Now 22, Lyons is always on the go, working and raising her two kids, Melody and Roman.

"I just want to show them you know how much I love them, because that`s what my parents wanted to show me, they wanted to keep me safe, and at 15 you don`t think that, you think hey I want to go party and do whatever." said Lyons.

Just seven years ago, she was heading to Iowa's juvenile home, a place where the state's worst juvenile offenders are sent.

"That`s when I started to rebel a lot, my big thing was running away pretty much, mom and dad didn`t want me to stay out past five or whatever so I would sneak out when they would go to bed," said Lyons.

Now Lyons is taking the hard lessons she's learned to make sure Scott County teens get the same second chance that turned her life around.

"Studies show that first time offenders usually don`t recidivate, but as soon as you bring them into the office of juvenile court, the davenport police department that risk goes up 10 times," said Dave Tristan.

Tristan supervises the one year old diversion program.

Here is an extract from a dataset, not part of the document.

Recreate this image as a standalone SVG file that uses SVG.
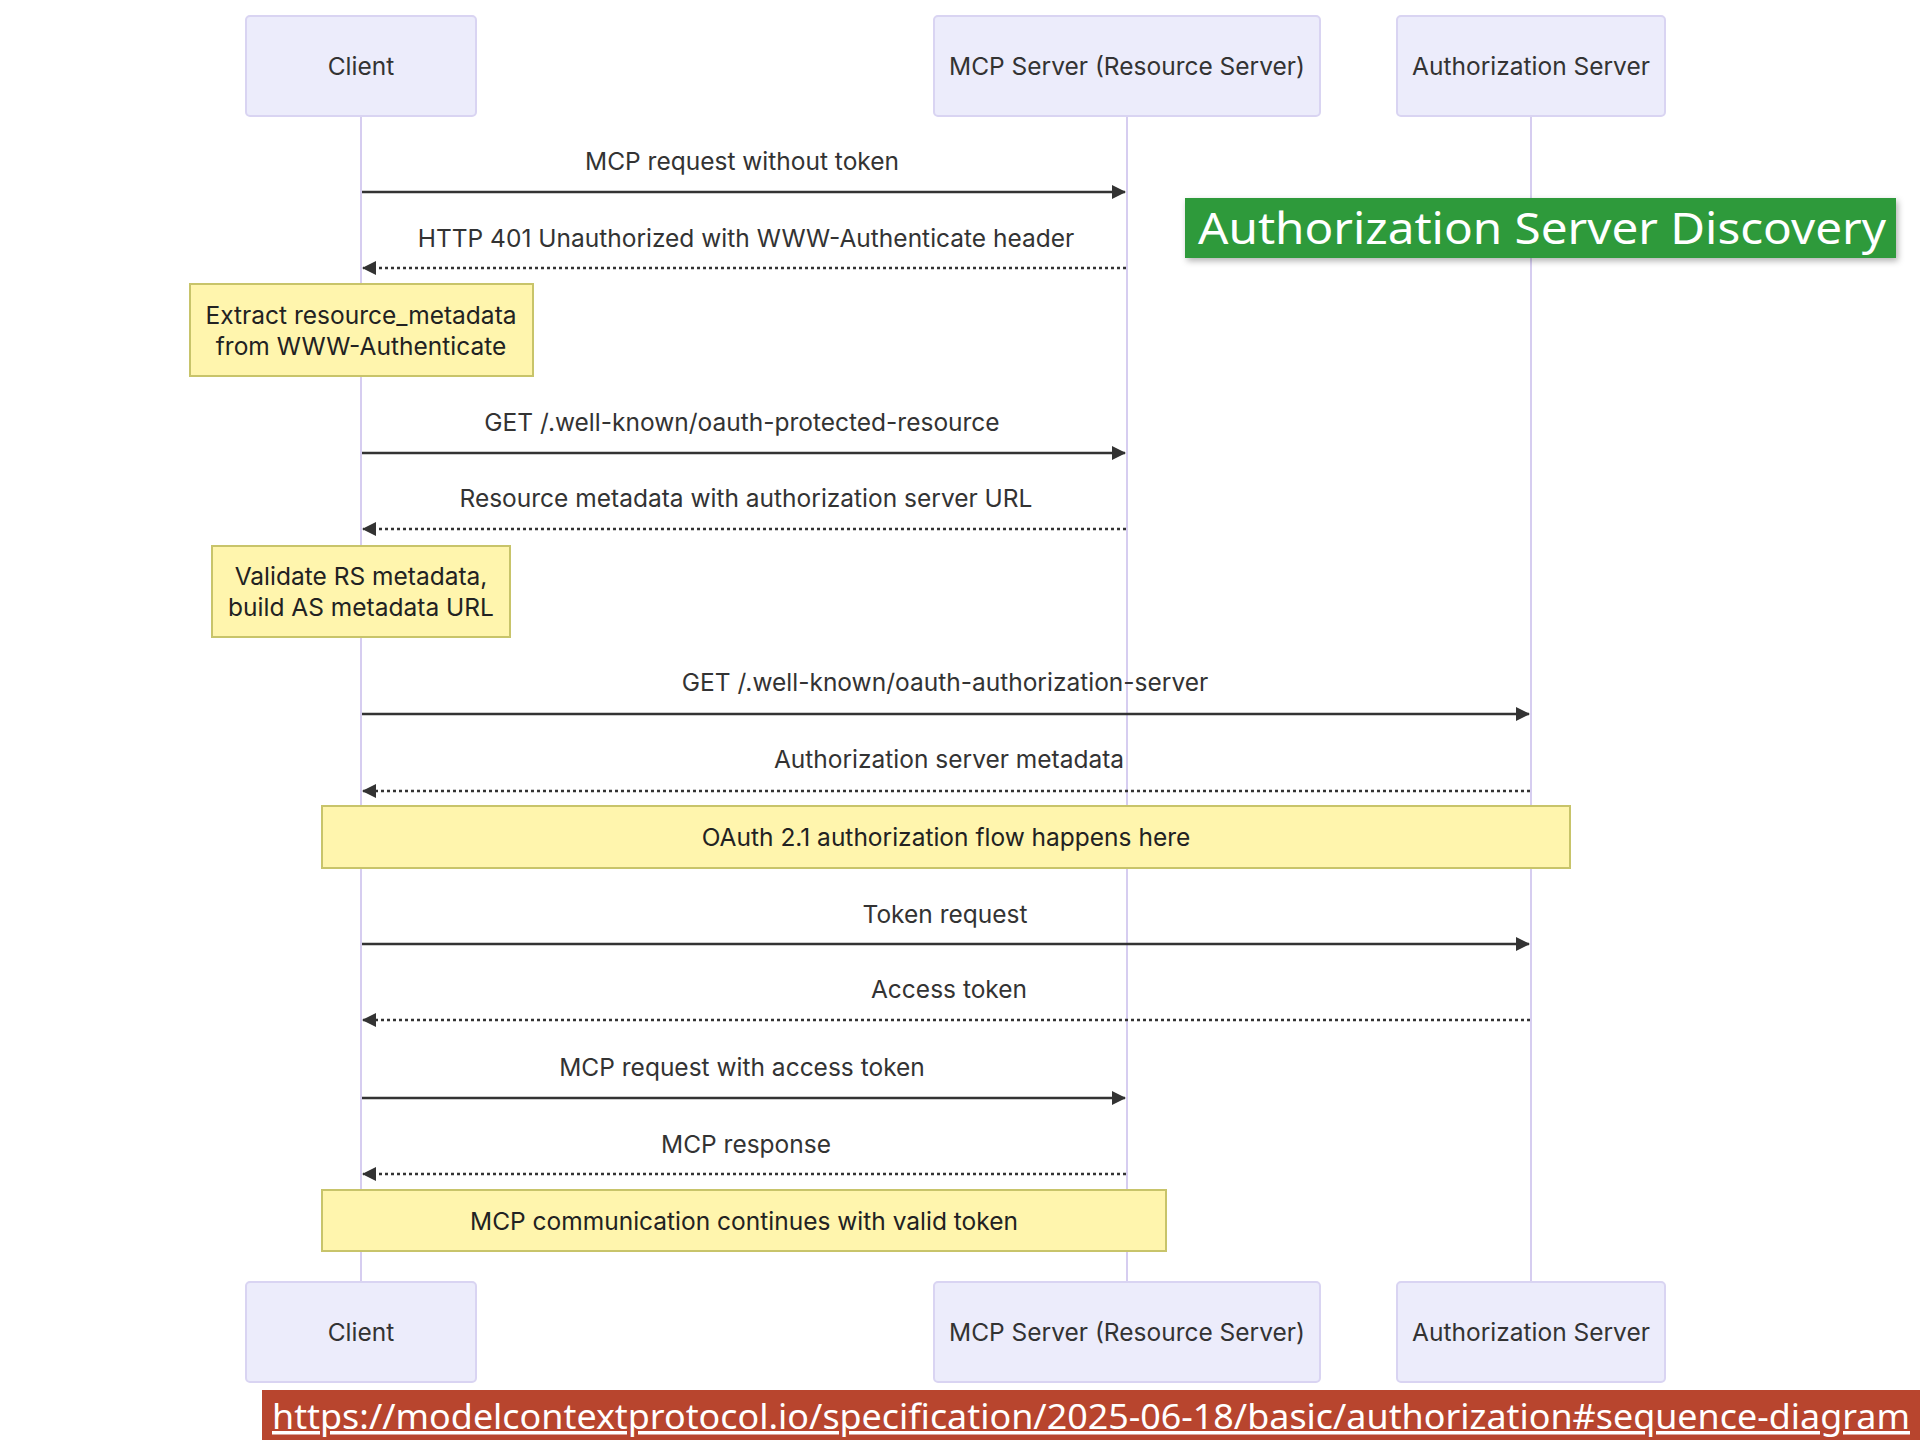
<svg xmlns="http://www.w3.org/2000/svg" width="1920" height="1440" viewBox="0 0 1920 1440">
<style>
.actor{fill:#ececfb;stroke:#d9d4f2;stroke-width:2}
.atext{font-family:Inter,"Liberation Sans",sans-serif;font-size:24.5px;fill:#333;text-anchor:middle;dominant-baseline:central}
.life{stroke:#d6cdf0;stroke-width:2}
.msg{stroke:#333;stroke-width:2.5;fill:none}
.dash{stroke-dasharray:3,3}
.mtext{font-family:Inter,"Liberation Sans",sans-serif;font-size:24.5px;fill:#333;text-anchor:middle}
.note{fill:#fff5ad;stroke:#c8c46a;stroke-width:2}
.ntext{font-family:Inter,"Liberation Sans",sans-serif;font-size:24.5px;fill:#222;text-anchor:middle}
</style>
<defs>
<marker id="ah" viewBox="0 0 14 14" refX="13" refY="7" markerWidth="14" markerHeight="14" markerUnits="userSpaceOnUse" orient="auto">
<path d="M0,0 L14,7 L0,14 z" fill="#333"/>
</marker>
<filter id="sh" x="-5%" y="-20%" width="110%" height="150%">
<feDropShadow dx="2" dy="3" stdDeviation="3" flood-color="#000" flood-opacity="0.3"/>
</filter>
</defs>
<rect width="1920" height="1440" fill="#fff"/>

<g id="lifelines">
<line class="life" x1="361" y1="116" x2="361" y2="1282"/>
<line class="life" x1="1127" y1="116" x2="1127" y2="1282"/>
<line class="life" x1="1531" y1="116" x2="1531" y2="1282"/>
</g>

<g id="actor-client-top"><rect class="actor" x="246" y="16" width="230" height="100" rx="4"/><text class="atext" x="361" y="66">Client</text></g>
<g id="actor-mcp-top"><rect class="actor" x="934" y="16" width="386" height="100" rx="4"/><text class="atext" x="1127" y="66">MCP Server (Resource Server)</text></g>
<g id="actor-auth-top"><rect class="actor" x="1397" y="16" width="268" height="100" rx="4"/><text class="atext" x="1531" y="66">Authorization Server</text></g>

<g id="actor-client-bottom"><rect class="actor" x="246" y="1282" width="230" height="100" rx="4"/><text class="atext" x="361" y="1332">Client</text></g>
<g id="actor-mcp-bottom"><rect class="actor" x="934" y="1282" width="386" height="100" rx="4"/><text class="atext" x="1127" y="1332">MCP Server (Resource Server)</text></g>
<g id="actor-auth-bottom"><rect class="actor" x="1397" y="1282" width="268" height="100" rx="4"/><text class="atext" x="1531" y="1332">Authorization Server</text></g>

<g id="note-extract"><rect class="note" x="190" y="284" width="343" height="92"/><text class="ntext" x="361" y="324">Extract resource_metadata</text><text class="ntext" x="361" y="355">from WWW-Authenticate</text></g>
<g id="note-validate"><rect class="note" x="212" y="546" width="298" height="91"/><text class="ntext" x="361" y="585">Validate RS metadata,</text><text class="ntext" x="361" y="616">build AS metadata URL</text></g>
<g id="note-oauth"><rect class="note" x="322" y="806" width="1248" height="62"/><text class="ntext" x="946" y="846">OAuth 2.1 authorization flow happens here</text></g>
<g id="note-continue"><rect class="note" x="322" y="1190" width="844" height="61"/><text class="ntext" x="744" y="1230">MCP communication continues with valid token</text></g>

<g id="connectors">
<line class="msg" x1="362" y1="192" x2="1125" y2="192" marker-end="url(#ah)"/>
<line class="msg dash" x1="1126" y1="268" x2="363" y2="268" marker-end="url(#ah)"/>
<line class="msg" x1="362" y1="453" x2="1125" y2="453" marker-end="url(#ah)"/>
<line class="msg dash" x1="1126" y1="529" x2="363" y2="529" marker-end="url(#ah)"/>
<line class="msg" x1="362" y1="714" x2="1529" y2="714" marker-end="url(#ah)"/>
<line class="msg dash" x1="1530" y1="791" x2="363" y2="791" marker-end="url(#ah)"/>
<line class="msg" x1="362" y1="944" x2="1529" y2="944" marker-end="url(#ah)"/>
<line class="msg dash" x1="1530" y1="1020" x2="363" y2="1020" marker-end="url(#ah)"/>
<line class="msg" x1="362" y1="1098" x2="1125" y2="1098" marker-end="url(#ah)"/>
<line class="msg dash" x1="1126" y1="1174" x2="363" y2="1174" marker-end="url(#ah)"/>
</g>

<g id="labels">
<text class="mtext" x="742" y="170">MCP request without token</text>
<text class="mtext" x="746" y="247">HTTP 401 Unauthorized with WWW-Authenticate header</text>
<text class="mtext" x="742" y="431">GET /.well-known/oauth-protected-resource</text>
<text class="mtext" x="746" y="507">Resource metadata with authorization server URL</text>
<text class="mtext" x="945" y="691">GET /.well-known/oauth-authorization-server</text>
<text class="mtext" x="949" y="768">Authorization server metadata</text>
<text class="mtext" x="945" y="923">Token request</text>
<text class="mtext" x="949" y="998">Access token</text>
<text class="mtext" x="742" y="1076">MCP request with access token</text>
<text class="mtext" x="746" y="1153">MCP response</text>
</g>

<g id="banner-title">
<rect x="1185" y="198" width="711" height="60" fill="#2e9a3a" filter="url(#sh)"/>
<text x="1542" y="244" font-family="'Noto Sans','Liberation Sans',sans-serif" font-size="44" fill="#fff" text-anchor="middle" textLength="688" lengthAdjust="spacingAndGlyphs">Authorization Server Discovery</text>
</g>

<g id="banner-url">
<rect x="262" y="1390" width="1658" height="50" fill="#b8452e"/>
<text x="272" y="1429" font-family="'Noto Sans','Liberation Sans',sans-serif" font-size="35" fill="#fff" text-decoration="underline" textLength="1638" lengthAdjust="spacingAndGlyphs">https://modelcontextprotocol.io/specification/2025-06-18/basic/authorization#sequence-diagram</text>
</g>
</svg>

Instead of sending first time offenders to juvenile court, police divert them to this program that emphasizes education.

"If a juvenile`s behavior deems it could be a criminal charge the police actually will look up their name see if they have any records, if they don`t then they are offered this program. They do not receive a criminal charge and they`re referred to this diversion program," said Tristan.

The program offers classes that focus on corrective thinking, making better decisions, values and attitudes. In its first year, 84 juveniles were referred to the program, out of the group only five re-offended. The year before that, almost one in three Scott County juveniles were back in court.

Lyons stays in contact with her former juvenile correctional officer. It was Sherri Flack who told Lyons that her life story could make a difference in the lives of other teens.

"I`m very proud of her, she`s totally changed around," said Flack.

"Just the fact that I`ve been there done that and that maybe I can change one kids lifestyle and not go down that wrong path would be like everything," said Lyons.

The goal is to have the program going in all of Scott County, right now it's funded through volunteers.

Lyons plans to enroll in school in the fall to become a dental assistant.